• **DESCRIPTION OF THE TASK**: Copy every line from the records below that holds the word "this".

• **ITEMS**:
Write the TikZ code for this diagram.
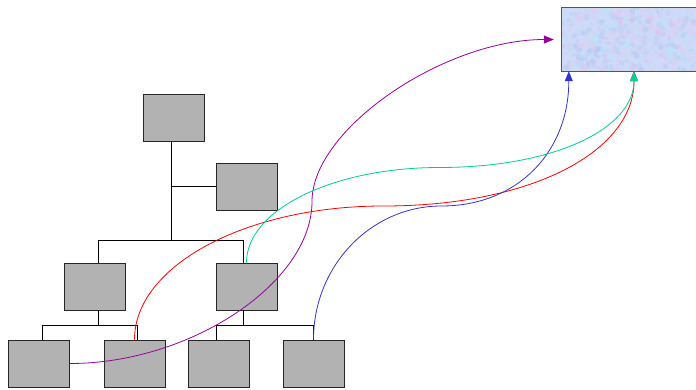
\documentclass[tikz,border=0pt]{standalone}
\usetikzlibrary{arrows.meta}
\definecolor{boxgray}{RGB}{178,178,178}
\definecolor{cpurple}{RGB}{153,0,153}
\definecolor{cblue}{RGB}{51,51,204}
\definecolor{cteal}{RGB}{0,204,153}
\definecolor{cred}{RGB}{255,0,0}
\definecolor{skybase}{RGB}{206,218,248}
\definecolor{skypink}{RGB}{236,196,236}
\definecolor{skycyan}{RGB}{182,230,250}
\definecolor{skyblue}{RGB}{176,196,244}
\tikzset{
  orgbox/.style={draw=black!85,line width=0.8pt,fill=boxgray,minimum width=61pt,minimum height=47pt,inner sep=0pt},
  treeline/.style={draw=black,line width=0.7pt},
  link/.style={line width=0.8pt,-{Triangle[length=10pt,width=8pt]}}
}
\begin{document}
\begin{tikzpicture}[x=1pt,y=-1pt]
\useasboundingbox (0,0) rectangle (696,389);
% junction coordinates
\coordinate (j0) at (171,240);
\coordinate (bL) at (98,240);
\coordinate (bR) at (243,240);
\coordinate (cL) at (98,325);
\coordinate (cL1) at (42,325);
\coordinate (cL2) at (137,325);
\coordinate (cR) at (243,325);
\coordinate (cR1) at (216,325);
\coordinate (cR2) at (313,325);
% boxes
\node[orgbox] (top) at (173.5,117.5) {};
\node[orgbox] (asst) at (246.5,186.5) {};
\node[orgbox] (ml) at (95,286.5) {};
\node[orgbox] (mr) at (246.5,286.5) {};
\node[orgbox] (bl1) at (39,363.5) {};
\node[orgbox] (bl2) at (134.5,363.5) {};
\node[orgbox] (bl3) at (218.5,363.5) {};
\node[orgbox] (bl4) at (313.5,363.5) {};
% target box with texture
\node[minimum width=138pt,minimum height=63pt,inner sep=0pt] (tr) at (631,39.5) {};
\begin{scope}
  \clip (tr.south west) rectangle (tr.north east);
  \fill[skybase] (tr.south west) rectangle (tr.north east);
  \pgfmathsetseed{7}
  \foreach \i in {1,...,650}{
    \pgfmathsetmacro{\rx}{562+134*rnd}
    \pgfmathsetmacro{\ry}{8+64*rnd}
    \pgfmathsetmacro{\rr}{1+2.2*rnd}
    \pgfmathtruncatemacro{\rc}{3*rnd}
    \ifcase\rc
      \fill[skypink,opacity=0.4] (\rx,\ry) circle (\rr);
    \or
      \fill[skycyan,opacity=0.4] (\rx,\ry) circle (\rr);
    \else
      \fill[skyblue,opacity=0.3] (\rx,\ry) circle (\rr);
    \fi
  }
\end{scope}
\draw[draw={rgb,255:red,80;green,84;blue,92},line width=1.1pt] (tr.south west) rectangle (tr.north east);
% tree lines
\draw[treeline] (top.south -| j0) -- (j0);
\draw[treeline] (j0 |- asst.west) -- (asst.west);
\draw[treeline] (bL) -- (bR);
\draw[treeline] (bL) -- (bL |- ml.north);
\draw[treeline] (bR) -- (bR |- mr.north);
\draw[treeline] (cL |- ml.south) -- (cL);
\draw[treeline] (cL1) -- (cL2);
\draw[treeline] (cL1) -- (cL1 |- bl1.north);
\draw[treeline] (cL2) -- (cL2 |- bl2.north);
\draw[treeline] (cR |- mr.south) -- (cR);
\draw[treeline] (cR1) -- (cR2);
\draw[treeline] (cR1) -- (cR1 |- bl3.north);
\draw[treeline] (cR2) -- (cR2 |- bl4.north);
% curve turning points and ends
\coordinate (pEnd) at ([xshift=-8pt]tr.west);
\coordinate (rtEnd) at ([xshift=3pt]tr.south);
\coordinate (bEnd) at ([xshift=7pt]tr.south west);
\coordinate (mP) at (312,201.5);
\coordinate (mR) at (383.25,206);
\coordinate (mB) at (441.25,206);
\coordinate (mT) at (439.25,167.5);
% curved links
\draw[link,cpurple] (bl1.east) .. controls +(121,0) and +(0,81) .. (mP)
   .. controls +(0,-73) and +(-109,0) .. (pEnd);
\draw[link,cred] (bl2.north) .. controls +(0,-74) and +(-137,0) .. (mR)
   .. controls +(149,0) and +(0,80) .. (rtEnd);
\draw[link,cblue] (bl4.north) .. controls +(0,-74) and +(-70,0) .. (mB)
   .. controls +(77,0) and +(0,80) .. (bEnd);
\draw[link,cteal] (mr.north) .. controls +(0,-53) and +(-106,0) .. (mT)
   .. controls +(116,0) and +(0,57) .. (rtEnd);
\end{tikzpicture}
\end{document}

==

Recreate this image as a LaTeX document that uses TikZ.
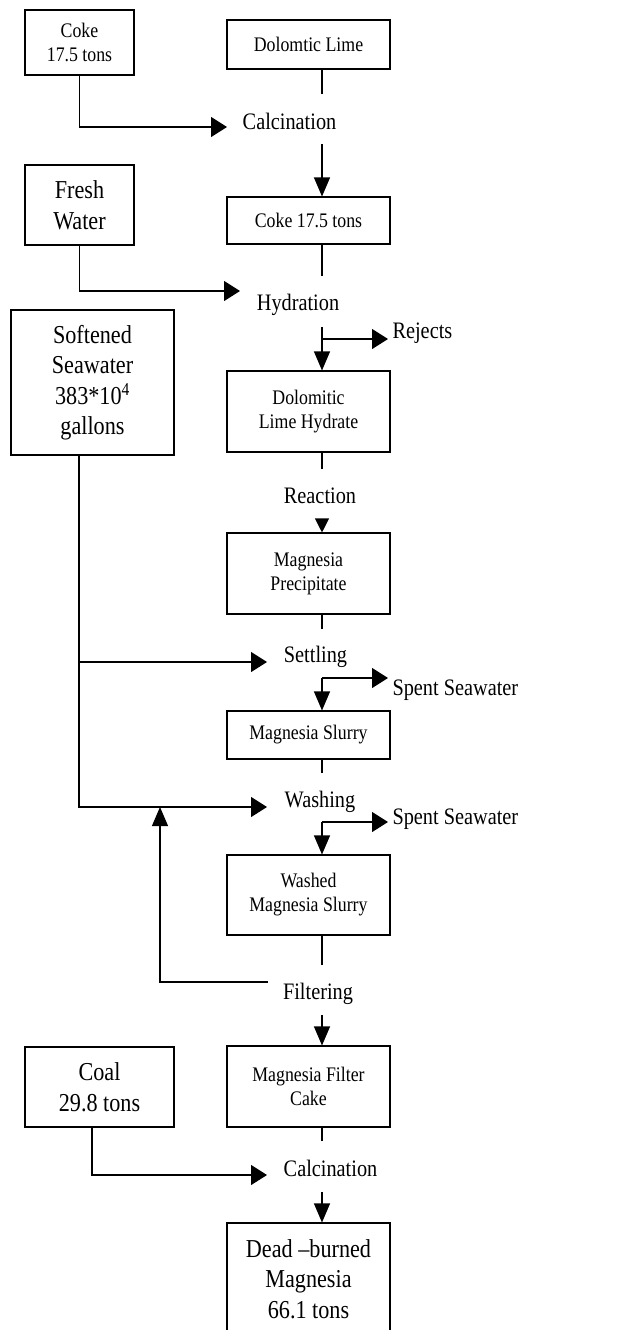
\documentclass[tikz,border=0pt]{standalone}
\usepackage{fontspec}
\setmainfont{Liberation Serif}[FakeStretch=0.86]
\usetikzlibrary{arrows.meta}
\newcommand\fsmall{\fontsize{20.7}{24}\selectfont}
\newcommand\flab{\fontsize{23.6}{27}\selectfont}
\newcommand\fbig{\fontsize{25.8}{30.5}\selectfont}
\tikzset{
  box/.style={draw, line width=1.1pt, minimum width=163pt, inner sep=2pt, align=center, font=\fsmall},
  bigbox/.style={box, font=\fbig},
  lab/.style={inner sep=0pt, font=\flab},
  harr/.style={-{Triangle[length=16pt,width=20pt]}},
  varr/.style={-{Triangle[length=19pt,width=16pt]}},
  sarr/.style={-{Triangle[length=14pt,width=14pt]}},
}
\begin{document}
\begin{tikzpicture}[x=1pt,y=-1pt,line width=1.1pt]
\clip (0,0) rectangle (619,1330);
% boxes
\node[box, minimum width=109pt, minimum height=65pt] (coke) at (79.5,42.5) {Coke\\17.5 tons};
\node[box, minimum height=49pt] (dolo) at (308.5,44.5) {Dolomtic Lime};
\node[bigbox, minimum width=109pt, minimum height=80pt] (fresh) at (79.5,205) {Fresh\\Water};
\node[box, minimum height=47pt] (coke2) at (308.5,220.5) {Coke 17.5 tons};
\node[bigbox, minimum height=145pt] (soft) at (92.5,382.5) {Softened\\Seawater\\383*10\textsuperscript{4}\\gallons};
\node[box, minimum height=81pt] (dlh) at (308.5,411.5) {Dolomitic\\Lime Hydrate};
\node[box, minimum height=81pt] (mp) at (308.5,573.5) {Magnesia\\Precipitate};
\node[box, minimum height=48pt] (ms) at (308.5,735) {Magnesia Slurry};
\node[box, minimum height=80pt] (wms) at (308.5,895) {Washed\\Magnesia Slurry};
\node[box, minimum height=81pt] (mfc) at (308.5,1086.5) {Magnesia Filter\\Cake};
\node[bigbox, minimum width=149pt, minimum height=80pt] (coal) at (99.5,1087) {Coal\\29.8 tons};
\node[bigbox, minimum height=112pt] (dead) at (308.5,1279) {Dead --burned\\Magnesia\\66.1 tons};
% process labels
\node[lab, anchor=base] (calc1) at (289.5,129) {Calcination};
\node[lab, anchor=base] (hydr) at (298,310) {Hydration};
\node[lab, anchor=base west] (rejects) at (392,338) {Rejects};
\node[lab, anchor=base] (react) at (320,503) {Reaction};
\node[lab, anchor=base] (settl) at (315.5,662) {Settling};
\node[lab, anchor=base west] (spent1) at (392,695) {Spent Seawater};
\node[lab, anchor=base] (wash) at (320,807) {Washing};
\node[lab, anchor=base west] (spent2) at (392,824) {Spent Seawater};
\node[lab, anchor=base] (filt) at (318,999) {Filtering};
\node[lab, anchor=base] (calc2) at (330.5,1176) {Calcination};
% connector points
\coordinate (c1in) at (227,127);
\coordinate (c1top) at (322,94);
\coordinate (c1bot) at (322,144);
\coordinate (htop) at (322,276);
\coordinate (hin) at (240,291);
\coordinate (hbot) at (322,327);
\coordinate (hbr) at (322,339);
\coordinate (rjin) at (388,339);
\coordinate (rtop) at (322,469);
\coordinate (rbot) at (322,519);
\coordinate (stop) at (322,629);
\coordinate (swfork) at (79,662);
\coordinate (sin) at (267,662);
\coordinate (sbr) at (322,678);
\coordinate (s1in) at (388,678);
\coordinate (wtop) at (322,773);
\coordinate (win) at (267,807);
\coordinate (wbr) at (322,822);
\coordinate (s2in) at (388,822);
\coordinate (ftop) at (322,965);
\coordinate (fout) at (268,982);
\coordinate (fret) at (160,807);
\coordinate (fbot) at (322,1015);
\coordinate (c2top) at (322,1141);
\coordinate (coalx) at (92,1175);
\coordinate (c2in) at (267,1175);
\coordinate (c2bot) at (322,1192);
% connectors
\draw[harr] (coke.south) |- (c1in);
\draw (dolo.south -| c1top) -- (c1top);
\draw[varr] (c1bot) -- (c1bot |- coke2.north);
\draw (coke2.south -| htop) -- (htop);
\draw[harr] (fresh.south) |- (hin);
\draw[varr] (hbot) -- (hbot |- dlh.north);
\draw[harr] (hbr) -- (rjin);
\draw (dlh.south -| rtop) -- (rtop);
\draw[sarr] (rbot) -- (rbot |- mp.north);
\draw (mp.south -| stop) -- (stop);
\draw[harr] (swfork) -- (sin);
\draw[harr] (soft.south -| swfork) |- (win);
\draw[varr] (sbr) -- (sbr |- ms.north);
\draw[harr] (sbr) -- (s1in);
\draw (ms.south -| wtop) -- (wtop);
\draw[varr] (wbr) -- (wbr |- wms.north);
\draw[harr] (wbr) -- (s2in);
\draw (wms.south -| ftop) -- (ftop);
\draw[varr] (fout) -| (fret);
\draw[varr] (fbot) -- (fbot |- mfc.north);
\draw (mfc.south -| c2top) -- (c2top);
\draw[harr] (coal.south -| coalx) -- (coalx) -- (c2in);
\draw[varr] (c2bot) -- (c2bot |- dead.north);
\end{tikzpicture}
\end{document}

• **FINISHED ANSWER**:
Write the TikZ code for this diagram.
Recreate this image as a LaTeX document that uses TikZ.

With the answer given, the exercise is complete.